● Given task:
Restate each of the lines below word for word and drop every picture.

### Data provided ###

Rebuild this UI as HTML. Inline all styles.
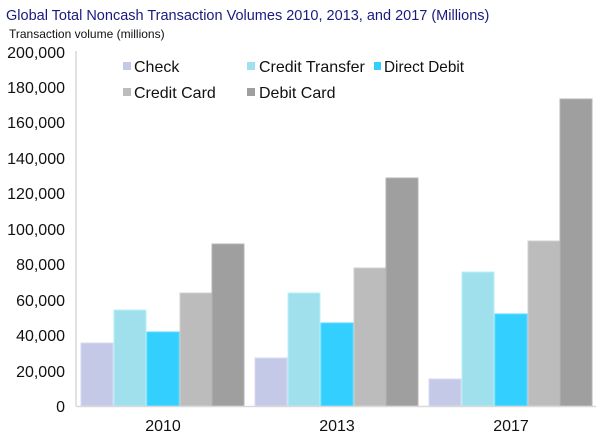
<!DOCTYPE html>
<html><head><meta charset="utf-8"><style>
body{margin:0;background:#fff;}
svg text{font-family:"Liberation Sans",Arial,sans-serif;}
</style></head><body>
<svg width="600" height="439" viewBox="0 0 600 439" xmlns="http://www.w3.org/2000/svg">
<text x="6" y="20" font-size="14.5" fill="#1a1a80">Global Total Noncash Transaction Volumes 2010, 2013, and 2017 (Millions)</text>
<text x="9" y="38" font-size="12" fill="#111">Transaction volume (millions)</text>
<g font-size="16" fill="#111" text-anchor="end">
<text x="65" y="58">200,000</text>
<text x="65" y="93">180,000</text>
<text x="65" y="128">160,000</text>
<text x="65" y="164">140,000</text>
<text x="65" y="199">120,000</text>
<text x="65" y="235">100,000</text>
<text x="65" y="270">80,000</text>
<text x="65" y="306">60,000</text>
<text x="65" y="341">40,000</text>
<text x="65" y="377">20,000</text>
<text x="65" y="412">0</text>
</g>
<line x1="76" y1="51" x2="76" y2="406" stroke="#d9d9d9" stroke-width="1.5"/>
<g stroke-width="1">
<rect x="81" y="343" width="32" height="63" fill="#c5c9e8" stroke="#d8daf0"/>
<rect x="114" y="310" width="32" height="96" fill="#9fe0ec" stroke="#b8f0f8"/>
<rect x="147" y="332" width="32" height="74" fill="#33d0ff" stroke="#5adaff"/>
<rect x="180" y="293" width="32" height="113" fill="#bcbcbc" stroke="#d0d0d0"/>
<rect x="212" y="244" width="32" height="162" fill="#9f9f9f" stroke="#b5b5b5"/>
<rect x="255" y="358" width="32" height="48" fill="#c5c9e8" stroke="#d8daf0"/>
<rect x="288" y="293" width="32" height="113" fill="#9fe0ec" stroke="#b8f0f8"/>
<rect x="321" y="323" width="32" height="83" fill="#33d0ff" stroke="#5adaff"/>
<rect x="354" y="268" width="32" height="138" fill="#bcbcbc" stroke="#d0d0d0"/>
<rect x="386" y="178" width="32" height="228" fill="#9f9f9f" stroke="#b5b5b5"/>
<rect x="429" y="379" width="32" height="27" fill="#c5c9e8" stroke="#d8daf0"/>
<rect x="462" y="272" width="32" height="134" fill="#9fe0ec" stroke="#b8f0f8"/>
<rect x="495" y="314" width="32" height="92" fill="#33d0ff" stroke="#5adaff"/>
<rect x="528" y="241" width="32" height="165" fill="#bcbcbc" stroke="#d0d0d0"/>
<rect x="560" y="99" width="32" height="307" fill="#9f9f9f" stroke="#b5b5b5"/>
</g>
<line x1="76" y1="406.5" x2="596" y2="406.5" stroke="#d9d9d9" stroke-width="1.5"/>
<g font-size="16" fill="#111" text-anchor="middle">
<text x="163" y="431">2010</text>
<text x="337" y="431">2013</text>
<text x="511" y="431">2017</text>
</g>
<g font-size="16" fill="#111">
<rect x="123" y="62" width="8" height="8" fill="#c5c9e8"/><text x="134" y="72">Check</text>
<rect x="247" y="62" width="8" height="8" fill="#9fe0ec"/><text x="259" y="72">Credit Transfer</text>
<rect x="374" y="62" width="7" height="8" fill="#33d0ff"/><text x="384" y="72" textLength="80" lengthAdjust="spacingAndGlyphs">Direct Debit</text>
<rect x="123" y="88" width="8" height="8" fill="#bcbcbc"/><text x="134" y="98">Credit Card</text>
<rect x="247" y="88" width="8" height="8" fill="#9f9f9f"/><text x="259" y="98">Debit Card</text>
</g>
</svg>
</body></html>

###

● Solution:
Rebuild this UI as HTML. Inline all styles.
<!DOCTYPE html>
<html><head><meta charset="utf-8"><style>
body{margin:0;background:#fff;}
svg text{font-family:"Liberation Sans",Arial,sans-serif;}
</style></head><body>
<svg width="600" height="439" viewBox="0 0 600 439" xmlns="http://www.w3.org/2000/svg">
<text x="6" y="20" font-size="14.5" fill="#1a1a80">Global Total Noncash Transaction Volumes 2010, 2013, and 2017 (Millions)</text>
<text x="9" y="38" font-size="12" fill="#111">Transaction volume (millions)</text>
<g font-size="16" fill="#111" text-anchor="end">
<text x="65" y="58">200,000</text>
<text x="65" y="93">180,000</text>
<text x="65" y="128">160,000</text>
<text x="65" y="164">140,000</text>
<text x="65" y="199">120,000</text>
<text x="65" y="235">100,000</text>
<text x="65" y="270">80,000</text>
<text x="65" y="306">60,000</text>
<text x="65" y="341">40,000</text>
<text x="65" y="377">20,000</text>
<text x="65" y="412">0</text>
</g>
<line x1="76" y1="51" x2="76" y2="406" stroke="#d9d9d9" stroke-width="1.5"/>
<g stroke-width="1">
<rect x="81" y="343" width="32" height="63" fill="#c5c9e8" stroke="#d8daf0"/>
<rect x="114" y="310" width="32" height="96" fill="#9fe0ec" stroke="#b8f0f8"/>
<rect x="147" y="332" width="32" height="74" fill="#33d0ff" stroke="#5adaff"/>
<rect x="180" y="293" width="32" height="113" fill="#bcbcbc" stroke="#d0d0d0"/>
<rect x="212" y="244" width="32" height="162" fill="#9f9f9f" stroke="#b5b5b5"/>
<rect x="255" y="358" width="32" height="48" fill="#c5c9e8" stroke="#d8daf0"/>
<rect x="288" y="293" width="32" height="113" fill="#9fe0ec" stroke="#b8f0f8"/>
<rect x="321" y="323" width="32" height="83" fill="#33d0ff" stroke="#5adaff"/>
<rect x="354" y="268" width="32" height="138" fill="#bcbcbc" stroke="#d0d0d0"/>
<rect x="386" y="178" width="32" height="228" fill="#9f9f9f" stroke="#b5b5b5"/>
<rect x="429" y="379" width="32" height="27" fill="#c5c9e8" stroke="#d8daf0"/>
<rect x="462" y="272" width="32" height="134" fill="#9fe0ec" stroke="#b8f0f8"/>
<rect x="495" y="314" width="32" height="92" fill="#33d0ff" stroke="#5adaff"/>
<rect x="528" y="241" width="32" height="165" fill="#bcbcbc" stroke="#d0d0d0"/>
<rect x="560" y="99" width="32" height="307" fill="#9f9f9f" stroke="#b5b5b5"/>
</g>
<line x1="76" y1="406.5" x2="596" y2="406.5" stroke="#d9d9d9" stroke-width="1.5"/>
<g font-size="16" fill="#111" text-anchor="middle">
<text x="163" y="431">2010</text>
<text x="337" y="431">2013</text>
<text x="511" y="431">2017</text>
</g>
<g font-size="16" fill="#111">
<rect x="123" y="62" width="8" height="8" fill="#c5c9e8"/><text x="134" y="72">Check</text>
<rect x="247" y="62" width="8" height="8" fill="#9fe0ec"/><text x="259" y="72">Credit Transfer</text>
<rect x="374" y="62" width="7" height="8" fill="#33d0ff"/><text x="384" y="72" textLength="80" lengthAdjust="spacingAndGlyphs">Direct Debit</text>
<rect x="123" y="88" width="8" height="8" fill="#bcbcbc"/><text x="134" y="98">Credit Card</text>
<rect x="247" y="88" width="8" height="8" fill="#9f9f9f"/><text x="259" y="98">Debit Card</text>
</g>
</svg>
</body></html>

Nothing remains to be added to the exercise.